Improving Local Infrastructure

The second Infrastructure and Local Development Project totaling $100 million aims to increase access to basic urban services for people living in poor neighborhoods. The project will also enhance the management capabilities of municipalities and develop local private small and medium enterprises (SME).

Supporting Sustainable Management of Wetlands Ecosystems

An $8.47 million grant from the Global Environment Fund (GEF) aims at enhancing the protection of biodiversity in selected forested wetlands on the Ramsar list through knowledge creation and the development of conservation measures for sustainable wetlands management.

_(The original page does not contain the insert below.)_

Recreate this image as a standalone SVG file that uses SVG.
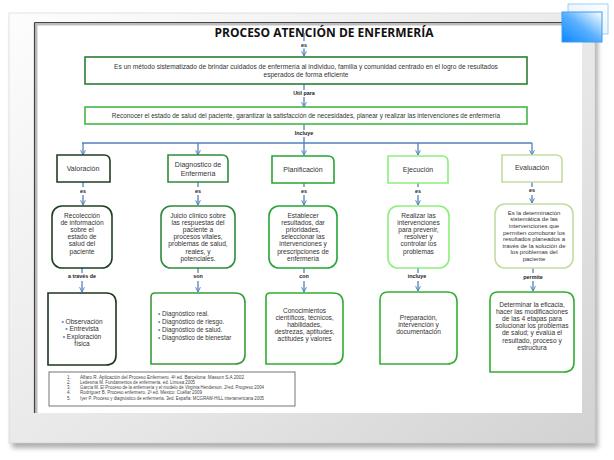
<svg xmlns="http://www.w3.org/2000/svg" width="614" height="460" viewBox="0 0 614 460">
<defs>
<linearGradient id="frameG" x1="0" y1="0" x2="1" y2="1"><stop offset="0" stop-color="#fdfdfd"/><stop offset="0.6" stop-color="#e6e6e6"/><stop offset="1" stop-color="#d2d2d2"/></linearGradient>
<linearGradient id="blueG" x1="0" y1="1" x2="1" y2="0"><stop offset="0" stop-color="#0a86ff"/><stop offset="0.5" stop-color="#5ab0ff"/><stop offset="1" stop-color="#ffffff"/></linearGradient>
<linearGradient id="blueG2" x1="0" y1="1" x2="1" y2="0"><stop offset="0" stop-color="#d8ecfb"/><stop offset="1" stop-color="#ffffff"/></linearGradient>
<filter id="sh" x="-5%" y="-5%" width="110%" height="110%"><feGaussianBlur stdDeviation="2.5"/></filter>
<marker id="ar" viewBox="0 0 10 10" refX="9" refY="5" markerWidth="6" markerHeight="6" orient="auto" markerUnits="userSpaceOnUse"><path d="M1,1 L9,5 L1,9" fill="none" stroke="#4f81bd" stroke-width="1.6"/></marker>
<style>
.t{font-family:"Liberation Sans",Arial,sans-serif;fill:#333;text-anchor:middle}
.lbl{font-family:"Liberation Sans",Arial,sans-serif;font-weight:bold;font-size:5.4px;fill:#222;text-anchor:middle}
.c{stroke:#4f81bd;stroke-width:1.3;fill:none}
.ca{marker-end:url(#ar)}
.b{fill:#fff;stroke-width:1.6}
.ref{font-family:"Liberation Sans",Arial,sans-serif;font-size:4.5px;fill:#444}
.bu{fill:#4f81bd}
</style>
</defs>
<!-- frame -->
<rect x="12" y="18" width="586" height="430" fill="#9a9a9a" filter="url(#sh)" opacity="0.8"/>
<rect x="9" y="13" width="586" height="430" fill="url(#frameG)" stroke="#d0d0d0" stroke-width="0.6"/>
<rect x="35" y="23" width="547" height="390" fill="#ffffff"/>
<line x1="36" y1="23" x2="36" y2="413" stroke="#bdbdbd" stroke-width="3"/>
<line x1="35" y1="24" x2="582" y2="24" stroke="#bdbdbd" stroke-width="3"/>
<line x1="34.5" y1="22.5" x2="34.5" y2="413" stroke="#444" stroke-width="1.2"/>
<line x1="34.5" y1="22.5" x2="582" y2="22.5" stroke="#444" stroke-width="1.2"/>
<rect x="568" y="4" width="40" height="30" fill="url(#blueG2)" stroke="#9ccff5" stroke-width="1"/>
<rect x="562" y="12" width="40" height="30" fill="url(#blueG)" stroke="#3a9ff0" stroke-width="1"/>

<text x="324" y="37" font-family="'Open Sans','Liberation Sans',sans-serif" font-weight="bold" font-size="13" fill="#111" text-anchor="middle" textLength="219" lengthAdjust="spacingAndGlyphs">PROCESO ATENCIÓN DE ENFERMERÍA</text>

<g id="connectors">
<line class="c" x1="304" y1="33" x2="304" y2="41"/>
<line class="c ca" x1="304" y1="48.5" x2="304" y2="56"/>
<line class="c" x1="304" y1="84" x2="304" y2="90"/>
<line class="c ca" x1="304" y1="97" x2="304" y2="107"/>
<line class="c" x1="304" y1="124" x2="304" y2="130"/>
<line class="c" x1="304" y1="137" x2="304" y2="143"/>
<line class="c" x1="82" y1="143" x2="532" y2="143"/>
<line class="c ca" x1="83" y1="143" x2="83" y2="155"/>
<line class="c ca" x1="198" y1="143" x2="198" y2="155"/>
<line class="c ca" x1="304" y1="143" x2="304" y2="155"/>
<line class="c ca" x1="418" y1="143" x2="418" y2="155"/>
<line class="c ca" x1="532" y1="143" x2="532" y2="155"/>
<line class="c" x1="83" y1="182" x2="83" y2="187"/>
<line class="c ca" x1="83" y1="195" x2="83" y2="205"/>
<line class="c" x1="198" y1="182" x2="198" y2="187"/>
<line class="c ca" x1="198" y1="195" x2="198" y2="205"/>
<line class="c" x1="304" y1="183" x2="304" y2="187"/>
<line class="c ca" x1="304" y1="195" x2="304" y2="205"/>
<line class="c" x1="418" y1="183" x2="418" y2="187"/>
<line class="c ca" x1="418" y1="195" x2="418" y2="205"/>
<line class="c" x1="532" y1="182" x2="532" y2="187"/>
<line class="c ca" x1="532" y1="195" x2="532" y2="203"/>
<line class="c" x1="82" y1="268" x2="82" y2="273"/>
<line class="c ca" x1="82" y1="281" x2="82" y2="292"/>
<line class="c" x1="198" y1="268" x2="198" y2="273"/>
<line class="c ca" x1="198" y1="281" x2="198" y2="292"/>
<line class="c" x1="304" y1="268" x2="304" y2="273"/>
<line class="c ca" x1="304" y1="281" x2="304" y2="292"/>
<line class="c" x1="418" y1="268" x2="418" y2="273"/>
<line class="c ca" x1="418" y1="281" x2="418" y2="291"/>
<line class="c" x1="533" y1="268" x2="533" y2="273"/>
<line class="c ca" x1="533" y1="281" x2="533" y2="291"/>
<text class="lbl" x="304" y="46.5">es</text>
<text class="lbl" x="304" y="95">Util para</text>
<text class="lbl" x="304" y="135">Incluye</text>
<text class="lbl" x="83" y="192.5">es</text>
<text class="lbl" x="198" y="192.5">es</text>
<text class="lbl" x="304" y="192.5">es</text>
<text class="lbl" x="418" y="192.5">es</text>
<text class="lbl" x="532" y="192">es</text>
<text class="lbl" x="82" y="278">a través de</text>
<text class="lbl" x="198" y="278">son</text>
<text class="lbl" x="304" y="278">con</text>
<text class="lbl" x="417" y="278">incluye</text>
<text class="lbl" x="533" y="278.5">permite</text>
</g>

<g id="definicion">
<rect class="b" x="85" y="57" width="442" height="27" stroke="#2e7d32"/>
<text class="t" x="306" y="69" font-size="6.6">Es un método sistematizado de brindar cuidados de enfermería al individuo, familia y comunidad centrado en el logro de resultados</text>
<text class="t" x="306" y="77" font-size="6.6">esperados de forma eficiente</text>
</g>
<g id="utilidad">
<rect class="b" x="85" y="107" width="442" height="17" stroke="#41b845"/>
<text class="t" x="306" y="118" font-size="6.4">Reconocer el estado  de salud del paciente, garantizar la satisfacción de necesidades, planear y realizar las intervenciones de enfermería</text>
</g>

<g id="valoracion">
<path class="b" d="M57,155 H104 Q110,155 110,161 V182 H57 Z" stroke="#1f3f22"/>
<text class="t" x="83" y="170.5" font-size="7">Valoración</text>
</g>
<g id="diagnostico">
<path class="b" d="M168,155 H222 Q228,155 228,161 V182 H168 Z" stroke="#2f8a3c"/>
<text class="t" x="198" y="167" font-size="7">Diagnostico de</text>
<text class="t" x="198" y="175.5" font-size="7">Enfermería</text>
</g>
<g id="planificacion">
<path class="b" d="M272,156 H328 Q334,156 334,162 V183 H272 Z" stroke="#24a534"/>
<text class="t" x="303" y="171.5" font-size="7">Planificación</text>
</g>
<g id="ejecucion">
<path class="b" d="M388,156 H442 Q448,156 448,162 V183 H388 Z" stroke="#8cef7c"/>
<text class="t" x="418" y="171.5" font-size="7">Ejecución</text>
</g>
<g id="evaluacion">
<path class="b" d="M502,155 H556 Q562,155 562,161 V182 H502 Z" stroke="#c4dba2"/>
<text class="t" x="532" y="170" font-size="7">Evaluación</text>
</g>

<g id="valoracion-def">
<rect class="b" x="52" y="206" width="60" height="62" rx="10" stroke="#1f3f22"/>
<text class="t" font-size="6.6"><tspan x="82" y="217.5">Recolección</tspan><tspan x="82" y="224.7">de información</tspan><tspan x="82" y="231.9">sobre el</tspan><tspan x="82" y="239.1">estado de</tspan><tspan x="82" y="246.3">salud del</tspan><tspan x="82" y="253.5">paciente</tspan></text>
</g>
<g id="diagnostico-def">
<rect class="b" x="161" y="206" width="74" height="62" rx="10" stroke="#2f8a3c"/>
<text class="t" font-size="6.6"><tspan x="198" y="217.5">Juicio clínico sobre</tspan><tspan x="198" y="224.7">las respuestas del</tspan><tspan x="198" y="231.9">paciente a</tspan><tspan x="198" y="239.1">procesos vitales,</tspan><tspan x="198" y="246.3">problemas de salud,</tspan><tspan x="198" y="253.5">reales, y</tspan><tspan x="198" y="260.7">potenciales.</tspan></text>
</g>
<g id="planificacion-def">
<rect class="b" x="269" y="206" width="68" height="62" rx="10" stroke="#24a534"/>
<text class="t" font-size="6.6"><tspan x="303" y="217.5">Establecer</tspan><tspan x="303" y="224.7">resultados, dar</tspan><tspan x="303" y="231.9">prioridades,</tspan><tspan x="303" y="239.1">seleccionar las</tspan><tspan x="303" y="246.3">intervenciones y</tspan><tspan x="303" y="253.5">prescripciones de</tspan><tspan x="303" y="260.7">enfermería</tspan></text>
</g>
<g id="ejecucion-def">
<rect class="b" x="388" y="206" width="61" height="62" rx="10" stroke="#8cef7c"/>
<text class="t" font-size="6.6"><tspan x="418.5" y="217.5">Realizar las</tspan><tspan x="418.5" y="224.7">intervenciones</tspan><tspan x="418.5" y="231.9">para prevenir,</tspan><tspan x="418.5" y="239.1">resolver y</tspan><tspan x="418.5" y="246.3">controlar los</tspan><tspan x="418.5" y="253.5">problemas</tspan></text>
</g>
<g id="evaluacion-def">
<rect class="b" x="495" y="204" width="78" height="64" rx="10" stroke="#c4dba2"/>
<text class="t" font-size="6"><tspan x="534" y="215">Es la determinación</tspan><tspan x="534" y="221.3">sistemática de las</tspan><tspan x="534" y="227.6">intervenciones que</tspan><tspan x="534" y="234.6">permiten corroborar los</tspan><tspan x="534" y="241.4">resultados planeados a</tspan><tspan x="534" y="248">través de la solución de</tspan><tspan x="534" y="254.3">los problemas del</tspan><tspan x="534" y="260.6">paciente</tspan></text>
</g>

<g id="valoracion-medios">
<path class="b" d="M48,293 H106 Q116,293 116,303 V355 Q116,365 106,365 H48 Z" stroke="#1c361e"/>
<text class="t" font-size="6.6"><tspan x="82" y="324"><tspan class="bu">•</tspan> Observación</tspan><tspan x="82" y="331.3"><tspan class="bu">•</tspan> Entrevista</tspan><tspan x="82" y="338.6"><tspan class="bu">•</tspan> Exploración</tspan><tspan x="82" y="345.9">física</tspan></text>
</g>
<g id="diagnostico-tipos">
<path class="b" d="M155,293 H235 Q245,293 245,303 V354 Q245,364 235,364 H151 V297 Q151,293 155,293 Z" stroke="#3a9a3a"/>
<text font-family="'Liberation Sans',Arial,sans-serif" font-size="6.3" fill="#333"><tspan x="158" y="315.5"><tspan class="bu">•</tspan> Diagnóstico real.</tspan><tspan x="158" y="323.8"><tspan class="bu">•</tspan> Diagnóstico de riesgo.</tspan><tspan x="158" y="332.1"><tspan class="bu">•</tspan> Diagnóstico de salud.</tspan><tspan x="158" y="340.4"><tspan class="bu">•</tspan> Diagnóstico de bienestar</tspan></text>
</g>
<g id="planificacion-medios">
<path class="b" d="M270,293 H333 Q343,293 343,303 V354 Q343,364 333,364 H266 V297 Q266,293 270,293 Z" stroke="#2cae2c"/>
<text class="t" font-size="6.5"><tspan x="304.5" y="313">Conocimientos</tspan><tspan x="304.5" y="320">científicos, técnicos,</tspan><tspan x="304.5" y="327">habilidades,</tspan><tspan x="304.5" y="334">destrezas, aptitudes,</tspan><tspan x="304.5" y="341">actitudes y valores</tspan></text>
</g>
<g id="ejecucion-etapas">
<path class="b" d="M388,292 H447 Q457,292 457,302 V354 Q457,364 447,364 H380 V300 Q380,292 388,292 Z" stroke="#33b033"/>
<text class="t" font-size="6.6"><tspan x="418.5" y="320">Preparación,</tspan><tspan x="418.5" y="327">intervención y</tspan><tspan x="418.5" y="334">documentación</tspan></text>
</g>
<g id="evaluacion-fin">
<path class="b" d="M498,292 H564 Q574,292 574,302 V362 Q574,372 564,372 H490 V300 Q490,292 498,292 Z" stroke="#2fae2f"/>
<text class="t" font-size="6.6"><tspan x="532" y="306.5">Determinar la eficacia,</tspan><tspan x="532" y="313.7">hacer las modificaciones</tspan><tspan x="532" y="320.9">de las 4 etapas para</tspan><tspan x="532" y="328.1">solucionar los problemas</tspan><tspan x="532" y="335.3">de salud; y evalúa el</tspan><tspan x="532" y="342.5">resultado, proceso y</tspan><tspan x="532" y="349.7">estructura</tspan></text>
</g>

<g id="referencias">
<rect x="49" y="372" width="246" height="34" fill="#fff" stroke="#666" stroke-width="0.9"/>
<text class="ref" x="67" y="378.5">1.</text>
<text class="ref" x="67" y="383.8">2.</text>
<text class="ref" x="67" y="389.1">3.</text>
<text class="ref" x="67" y="394.4">4.</text>
<text class="ref" x="67" y="399.7">5.</text>
<text class="ref" x="80" y="378.5" textLength="164" lengthAdjust="spacingAndGlyphs">Alfaro R. Aplicación del Proceso Enfermero. 4ª ed. Barcelona: Masson S.A 2002</text>
<text class="ref" x="80" y="383.8" textLength="115" lengthAdjust="spacingAndGlyphs">Ledesma M. Fundamentos de enfermería. ed. Limusa 2005</text>
<text class="ref" x="80" y="389.1" textLength="184" lengthAdjust="spacingAndGlyphs">García M. El Proceso de la enfermería y el modelo de Virginia Henderson. 2ªed. Progreso 2004</text>
<text class="ref" x="80" y="394.4" textLength="122" lengthAdjust="spacingAndGlyphs">Rodríguez B. Proceso enfermero. 2ª ed. México: Cuéllar 2009</text>
<text class="ref" x="80" y="399.7" textLength="184" lengthAdjust="spacingAndGlyphs">Iyer P. Proceso y diagnóstico de enfermería. 3ed. España: MCGRAW-HILL interamericana 2005</text>
</g>
</svg>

Modernizing Information and Communications Technology

The Central African Backbone (CAB) Fiber Optic Project, totaling $58 million, became effective on March 6, 2013. It supports the expansion of the broadband network. It will also contribute to reducing the costs of communications services throughout central Africa and facilitate access to ICT.

Reimbursable Advisory Services

Reimbursable Advisory Services (RAS) have been effective and successful tools of engagement. An important part of the Bank’s engagement in Gabon has been—and continues to be—services provided through Reimbursable Advisory Services (RAS). An initial RAS agreement for $2 million was signed in 2010, aiming to (i) improve management of public spending; (ii) identify sources of growth; and (iii) improve management of existing transport and port infrastructure. The agreement was in operation until the end of June 2013. Three new RAS agreements were signed in March 2014, in the areas of public financial management ($700,000), tax system reform ($1 million), and statistics ($1.4 million). 

Last Updated: Apr 08, 2016

With a resident mission in the capital, Libreville, the World Bank Group is one of Gabon’s leading development partners. The country’s other main partners include China, the European Union, the African Development Bank, and the UN.